Parks’ commitment to equality did not end with desegregation of transportation; she went on to become a vocal opponent of apartheid in South Africa and the co-founder of the Rosa and Raymond Parks Institute for Self Development, a nonprofit organization dedicated to helping youth reach their fullest potential.
In February of 1990, she was honored at Washington’s Kennedy Center on her 77th birthday and would later receive several prestigious awards, including the Medal of Freedom, presented by then-President Clinton in 1996. Three years later, she was given the Congressional Gold Medal of Honor.
Troy State University erected the $10 million Rosa Parks Library and Museum in her honor in December 2000. It features a replica of the bus where the exchange between Rosa and bus driver took place, and historic documents loaned by the City of Montgomery.
The bus on which Parks refused to surrender her seat was purchased in 2001 for $492,000 and is on display at the Henry Ford Museum in Dearborn, Mich.
In September 1994, Parks was robbed and beaten in her Detroit apartment.
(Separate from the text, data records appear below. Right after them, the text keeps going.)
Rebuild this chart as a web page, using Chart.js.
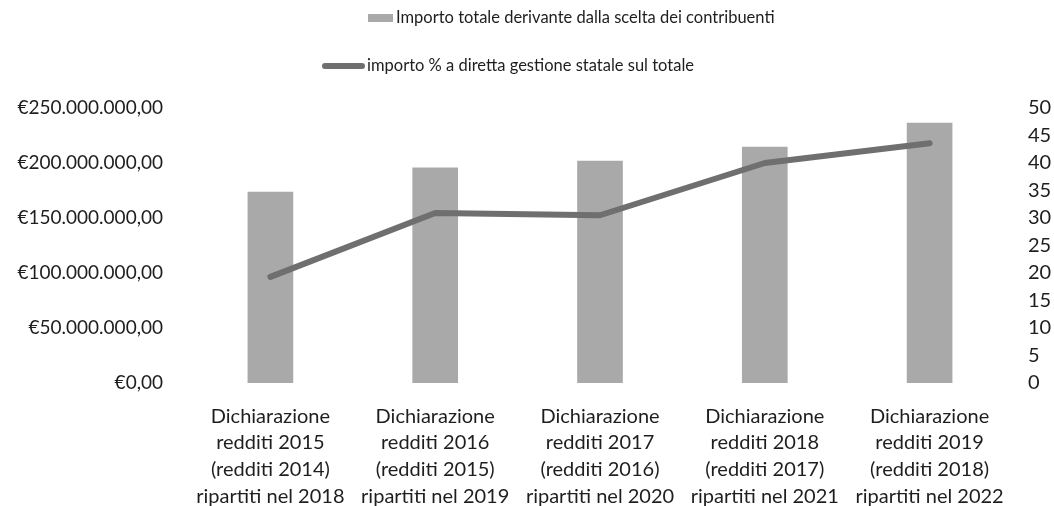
<!DOCTYPE html>
<html>
<head>
<meta charset="utf-8">
<script src="https://cdn.jsdelivr.net/npm/chart.js@4/dist/chart.umd.min.js"></script>
<style>
html,body{margin:0;padding:0;background:#fff;}
#wrap{position:relative;width:1054px;height:506px;}
</style>
</head>
<body>
<div id="wrap"><canvas id="c" width="1054" height="506"></canvas></div>
<script>
const categories = [
  ["Dichiarazione","redditi 2015","(redditi 2014)","ripartiti nel 2018"],
  ["Dichiarazione","redditi 2016","(redditi 2015)","ripartiti nel 2019"],
  ["Dichiarazione","redditi 2017","(redditi 2016)","ripartiti nel 2020"],
  ["Dichiarazione","redditi 2018","(redditi 2017)","ripartiti nel 2021"],
  ["Dichiarazione","redditi 2019","(redditi 2018)","ripartiti nel 2022"]
];
const importoTotale = [173600000, 195500000, 201800000, 214500000, 236400000];
const percentualeStatale = [19.3, 30.9, 30.5, 40.0, 43.6];
const leftTicks = [0, 50000000, 100000000, 150000000, 200000000, 250000000];
const rightTicks = [0,5,10,15,20,25,30,35,40,45,50];
const seriesLabels = ["Importo totale derivante dalla scelta dei contribuenti", "importo % a diretta gestione statale sul totale"];

const FONT = "Lato, 'Open Sans', sans-serif";
const TXT = "#1e1e1e";
const BAR = "#a9a9a9";
const LINE = "#6f6f6f";

function euro(v){
  const s = Math.round(v).toString().replace(/\B(?=(\d{3})+(?!\d))/g, ".");
  return "\u20ac" + s + ",00";
}

const legendPlugin = {
  id: 'customLegend',
  afterDraw(chart){
    const ctx = chart.ctx;
    const ds = chart.data.datasets;
    const barDs = ds.find(d => d.type === 'bar');
    const lineDs = ds.find(d => d.type === 'line');
    ctx.save();
    ctx.font = "16.5px " + FONT;
    ctx.textBaseline = "middle";
    ctx.textAlign = "left";
    // row 1: bar swatch
    ctx.fillStyle = BAR;
    ctx.fillRect(368, 14, 25, 8);
    ctx.fillStyle = TXT;
    ctx.fillText(barDs.label, 396, 18);
    // row 2: line swatch
    ctx.strokeStyle = LINE;
    ctx.lineWidth = 6;
    ctx.lineCap = "round";
    ctx.beginPath();
    ctx.moveTo(325, 66);
    ctx.lineTo(362, 66);
    ctx.stroke();
    ctx.fillText(lineDs.label, 367, 66);
    ctx.restore();
  }
};

new Chart(document.getElementById('c'), {
  data: {
    labels: categories,
    datasets: [
      {
        type: 'line',
        label: seriesLabels[1],
        data: percentualeStatale,
        yAxisID: 'y1',
        borderColor: LINE,
        borderWidth: 6,
        borderCapStyle: 'round',
        borderJoinStyle: 'round',
        pointRadius: 0,
        tension: 0,
        order: 0
      },
      {
        type: 'bar',
        label: seriesLabels[0],
        data: importoTotale,
        yAxisID: 'y',
        backgroundColor: BAR,
        borderWidth: 0,
        barThickness: 45,
        order: 1
      }
    ]
  },
  options: {
    responsive: false,
    animation: false,
    devicePixelRatio: 1,
    layout: { padding: { top: 108, left: 0, right: 0, bottom: 0 } },
    plugins: { legend: { display: false }, tooltip: { enabled: false } },
    scales: {
      x: {
        grid: { display: false, drawTicks: false },
        border: { display: false },
        ticks: { color: TXT, font: { family: FONT, size: 20, lineHeight: 1.33 }, padding: 20, maxRotation: 0, autoSkip: false },
        afterFit(s){ s.height = 123; }
      },
      y: {
        position: 'left',
        min: 0, max: 250000000,
        grid: { display: false, drawTicks: false },
        border: { display: false },
        afterBuildTicks(s){ s.ticks = leftTicks.map(v => ({ value: v })); },
        ticks: { color: TXT, font: { family: FONT, size: 19 }, padding: 25, callback: v => euro(v) },
        afterFit(s){ s.width = 188; }
      },
      y1: {
        position: 'right',
        min: 0, max: 50,
        grid: { display: false, drawTicks: false },
        border: { display: false },
        afterBuildTicks(s){ s.ticks = rightTicks.map(v => ({ value: v })); },
        ticks: { color: TXT, font: { family: FONT, size: 20 }, padding: 16, callback: v => String(v) },
        afterFit(s){ s.width = 42; }
      }
    }
  },
  plugins: [legendPlugin]
});
</script>
</body>
</html>
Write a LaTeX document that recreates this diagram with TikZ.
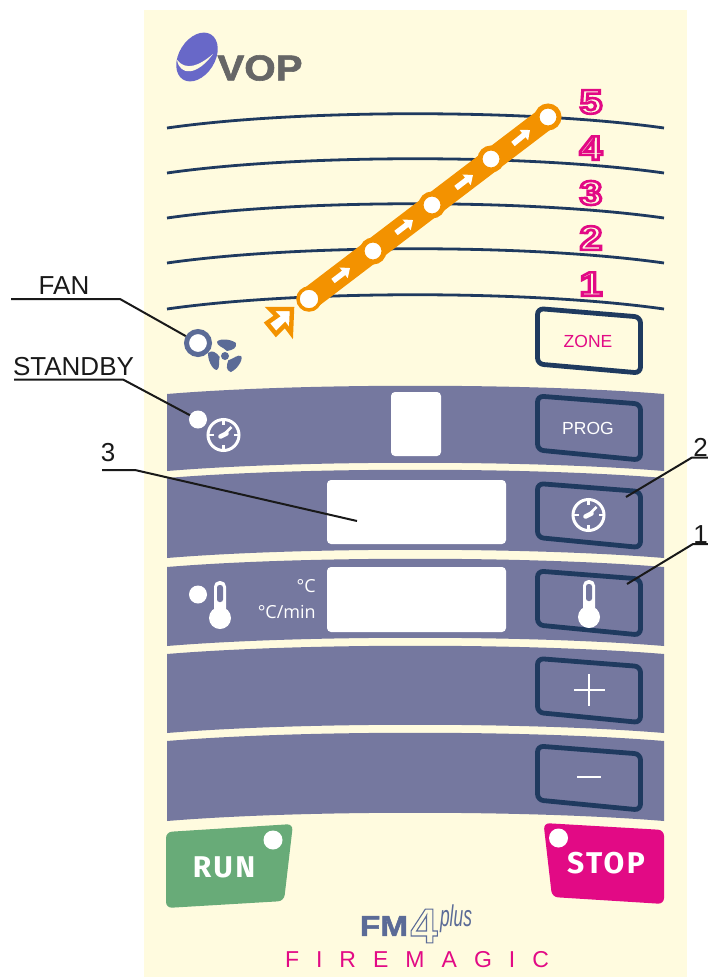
\documentclass[tikz,border=0pt]{standalone}
\usepackage{fontspec}
\setmainfont{Liberation Sans}
\newfontfamily\sidefont{Open Sans}
\newfontfamily\keyfont[LetterSpace=8]{Fira Sans}
\newfontfamily\brandfont[LetterSpace=74]{Liberation Sans}
\newfontfamily\heavyfont[FakeBold=1.6]{Liberation Sans Bold}
\usetikzlibrary{arrows.meta}
\definecolor{panelcol}{HTML}{FFFBDF}
\definecolor{bandcol}{HTML}{75789F}
\definecolor{keycol}{HTML}{1F3A5F}
\definecolor{orangecol}{HTML}{F39200}
\definecolor{pinkcol}{HTML}{E20A85}
\definecolor{greencol}{HTML}{68AB78}
\definecolor{fancol}{HTML}{5B6B97}
\definecolor{logocol}{HTML}{6868C8}
\definecolor{greycol}{HTML}{666666}
\newcommand{\pinkline}[1]{\textcolor{panelcol}{\special{pdf:code q 2 Tr 2.6 w 0.886 0.039 0.522 RG}#1\special{pdf:code Q}}}
\newcommand{\blueline}[1]{\textcolor{panelcol}{\special{pdf:code q 2 Tr 1.1 w 0.357 0.42 0.592 RG}#1\special{pdf:code Q}}}
\tikzset{
 scaleline/.style={draw=keycol,line width=2.8pt},
 band/.style={fill=bandcol},
 display/.style={fill=white,rounded corners=4pt},
 keyframe/.style={draw=keycol,line width=4.8pt,rounded corners=6pt},
 led/.style={circle,fill=white,inner sep=0pt,minimum size=18pt},
 stop5/.style={circle,fill=white,draw=orangecol,line width=5pt,inner sep=0pt,minimum size=22pt},
 stepdigit/.style={font=\fontsize{34}{34}\selectfont\bfseries,xscale=1.2,transform shape,inner sep=0pt},
 flowtip/.style={white,line width=5.5pt,-{Triangle[length=8pt,width=13pt]}},
 callout/.style={draw=black!90,line width=2pt},
 calltext/.style={font=\fontsize{26}{26}\selectfont,text=black!90,inner sep=0pt},
 keytext/.style={font=\fontsize{17.5}{18}\selectfont,inner sep=0pt},
 sidetext/.style={font=\sidefont\fontsize{18}{18}\selectfont,text=white,inner sep=0pt,anchor=east},
 bigkey/.style={font=\keyfont\fontsize{30}{30}\selectfont\bfseries,text=white,inner sep=0pt},
 clockicon/.pic={
  \draw[white,line width=3pt] (0,0) circle (15.5pt);
  \draw[white,line width=2.5pt] (0,-15) -- (0,-10);
  \draw[white,line width=2.5pt] (0,15) -- (0,10);
  \draw[white,line width=2.5pt] (-15,0) -- (-10,0);
  \draw[white,line width=2.5pt] (15,0) -- (10,0);
  \draw[white,line width=2.5pt] (-1,1) -- (8,-8);
  \draw[white,line width=4.5pt,line cap=round] (-3,1.5) -- (3,-1.5);
 },
 thermicon/.pic={
  \fill[white] (0,0) circle (11pt);
  \fill[white,rounded corners=5.5pt] (-6,0) rectangle (6,-37);
  \fill[bandcol,rounded corners=2.5pt] (-3,-16) rectangle (3,-33);
 },
 fanblade/.pic={
  \fill[fancol] (2,-5) .. controls (8,-6) and (12,-8) .. (11,-13) .. controls (6,-17) and (-6,-18) .. (-8,-14) .. controls (-8,-10) and (-2,-9) .. cycle;
 },
}
\begin{document}
\begin{tikzpicture}[x=1pt,y=-1pt]
 \useasboundingbox (0,0) rectangle (708,977);
 \fill[panelcol] (144,10) rectangle (687,977);

 \draw[scaleline] (167,128) .. controls (300,109) and (530,109) .. (664,128);
 \draw[scaleline] (167,173) .. controls (300,154) and (530,154) .. (664,173);
 \draw[scaleline] (167,218) .. controls (300,199) and (530,199) .. (664,218);
 \draw[scaleline] (167,263) .. controls (300,244) and (530,244) .. (664,263);
 \draw[scaleline] (167,309) .. controls (300,290) and (530,290) .. (664,309);

 \fill[band] (167,394) .. controls (300,383) and (530,383) .. (664,394) -- (664,471) .. controls (530,460) and (300,460) .. (167,471) -- cycle;
 \fill[band] (167,478) .. controls (300,467) and (530,467) .. (664,478) -- (664,558) .. controls (530,547) and (300,547) .. (167,558) -- cycle;
 \fill[band] (167,567) .. controls (300,556) and (530,556) .. (664,567) -- (664,646) .. controls (530,635) and (300,635) .. (167,646) -- cycle;
 \fill[band] (167,654) .. controls (300,643) and (530,643) .. (664,654) -- (664,733) .. controls (530,722) and (300,722) .. (167,733) -- cycle;
 \fill[band] (167,741) .. controls (300,730) and (530,730) .. (664,741) -- (664,821) .. controls (530,810) and (300,810) .. (167,821) -- cycle;

 \fill[display] (391,392) rectangle (441,456);
 \fill[display] (327,480) rectangle (506,544);
 \fill[display] (327,567) rectangle (506,632);

 \fill[logocol,rotate around={58:(197,57)}] (197,57) ellipse (26.5pt and 18pt);
 \fill[panelcol] (177,60) .. controls (180,76) and (197,76) .. (213,54) .. controls (199,66) and (186,71) .. cycle;
 \node[font=\heavyfont\fontsize{36}{36}\selectfont,text=greycol,xscale=1.12,transform shape,inner sep=0pt] (voplogo) at (260,68) {VOP};

 \draw[line width=23pt,orangecol] (309,299) -- (548,117);
 \node[stop5,line width=3.5pt,minimum size=22pt] (level1) at (309,299) {};
 \node[stop5] (level2) at (373,251) {};
 \node[stop5] (level3) at (432,205) {};
 \node[stop5] (level4) at (491,159) {};
 \node[stop5] (level5) at (548,117) {};
 \draw[flowtip] (333,281) -- (350,268);
 \draw[flowtip] (396,233) -- (413,220);
 \draw[flowtip] (456,188) -- (473,175);
 \draw[flowtip] (513,144) -- (530,130);
 \draw[fill=white,draw=orangecol,line width=4.4pt,miter limit=8] (292,309) -- (270,309) -- (277,316) -- (267,323) -- (276,334) -- (285,325) -- (291,333) -- cycle;

 \node[stepdigit] (digit5) at (591,102) {\pinkline{5}};
 \node[stepdigit] (digit4) at (591,148) {\pinkline{4}};
 \node[stepdigit] (digit3) at (591,193) {\pinkline{3}};
 \node[stepdigit] (digit2) at (591,238) {\pinkline{2}};
 \node[stepdigit] (digit1) at (591,284) {\pinkline{1}};

 \draw[keyframe] (537.5,308.5) -- (640.5,317) -- (640.5,373) -- (537.5,364) -- cycle;
 \draw[keyframe] (537.5,396) -- (640.5,404) -- (640.5,460) -- (537.5,450) -- cycle;
 \draw[keyframe] (537.5,483.5) -- (640.5,491.5) -- (640.5,547.5) -- (537.5,537.5) -- cycle;
 \draw[keyframe] (537.5,571) -- (640.5,579) -- (640.5,635) -- (537.5,625) -- cycle;
 \draw[keyframe] (537.5,658.5) -- (640.5,666.5) -- (640.5,722.5) -- (537.5,712.5) -- cycle;
 \draw[keyframe] (537.5,746) -- (640.5,754) -- (640.5,810) -- (537.5,800) -- cycle;

 \node[keytext,text=pinkcol] (zonekey) at (588,341) {ZONE};
 \node[keytext,text=white] (progkey) at (588,428) {PROG};
 \pic at (588.5,515) {clockicon};
 \pic at (589,617) {thermicon};
 \draw[white,line width=2.8pt] (574,690) -- (605,690);
 \draw[white,line width=2.8pt] (589,674) -- (589,706);
 \draw[white,line width=2.8pt] (577,777) -- (601,777);

 \node[led] (standbydot) at (198,419.5) {};
 \pic at (223.5,435) {clockicon};
 \node[led] (tempdot) at (198,594.5) {};
 \pic at (220,618) {thermicon};
 \node[sidetext] (unitc) at (316,586.5) {°C};
 \node[sidetext] (unitrate) at (316,612) {°C/min};

 \node[circle,fill=white,draw=fancol,line width=5pt,inner sep=0pt,minimum size=23pt] (fanring) at (198,343) {};
 \node[circle,fill=fancol,inner sep=0pt,minimum size=8pt] (fanhub) at (225,356) {};
 \pic at (225,356) {fanblade};
 \pic[rotate=120] at (225,356) {fanblade};
 \pic[rotate=240] at (225,356) {fanblade};

 \fill[greencol,rounded corners=6pt] (166,832) -- (293,824) -- (284,901) -- (166,908) -- cycle;
 \fill[pinkcol,rounded corners=6pt] (543.5,823) -- (664,830) -- (664,904) -- (552,897) -- cycle;
 \node[bigkey] (runkey) at (224,867) {RUN};
 \node[bigkey] (stopkey) at (606,863) {STOP};
 \node[led,minimum size=19pt] (rundot) at (273,840) {};
 \node[led,minimum size=19pt] (stopdot) at (558.5,838) {};

 \node[font=\heavyfont\fontsize{29}{29}\selectfont,text=fancol,xscale=1.15,transform shape,inner sep=0pt] (fmlogo) at (384,926) {FM};
 \node[font=\fontsize{49}{49}\selectfont\bfseries,inner sep=0pt] (fourlogo) at (424,926) {\blueline{4}};
 \node[font=\fontsize{30}{30}\selectfont\itshape,text=fancol,xscale=0.58,transform shape,inner sep=0pt] (pluslogo) at (456,919) {plus};
 \node[font=\brandfont\fontsize{23}{23}\selectfont,text=pinkcol,inner sep=0pt] (brand) at (417,960) {FIREMAGIC};

 \node[calltext] (fantext) at (64,286) {FAN};
 \coordinate (fana) at (11,299);
 \coordinate (fanb) at (120,299);
 \draw[callout] (fana) -- (fanb) -- (fanring);
 \node[calltext] (standbytext) at (73.5,367) {STANDBY};
 \coordinate (standbya) at (14,379.5);
 \coordinate (standbyb) at (123,379.5);
 \draw[callout] (standbya) -- (standbyb) -- (standbydot);
 \node[calltext] (threetext) at (108,453) {3};
 \coordinate (threea) at (102,470);
 \coordinate (threeb) at (135,470);
 \coordinate (threec) at (357,521);
 \draw[callout] (threea) -- (threeb) -- (threec);
 \node[calltext] (twotext) at (700.5,447) {2};
 \coordinate (twoa) at (708,457.5);
 \coordinate (twob) at (692,457.5);
 \coordinate (twoc) at (626,497);
 \draw[callout] (twoa) -- (twob) -- (twoc);
 \node[calltext] (onetext) at (700.5,535) {1};
 \coordinate (onea) at (708,544);
 \coordinate (oneb) at (693,544);
 \coordinate (onec) at (627,584);
 \draw[callout] (onea) -- (oneb) -- (onec);
\end{tikzpicture}
\end{document}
She wrote of the event, “I pray for this young man and the conditions in our country that have made him this way. Despite the violence and crime in our society, we should not let fear overwhelm us. We must remain strong.”
She fully recovered from the incident and participated in the Million Man March in Washington, D.C. in October 1995.
Parks wrote several books, including “Quiet Strength,” which chronicles her life and the historical day in 1955, as well as a children’s book entitled, “Rosa Parks: My Story.”
She died on Oct. 24, 2005 of natural causes at her home in Detroit at age 92.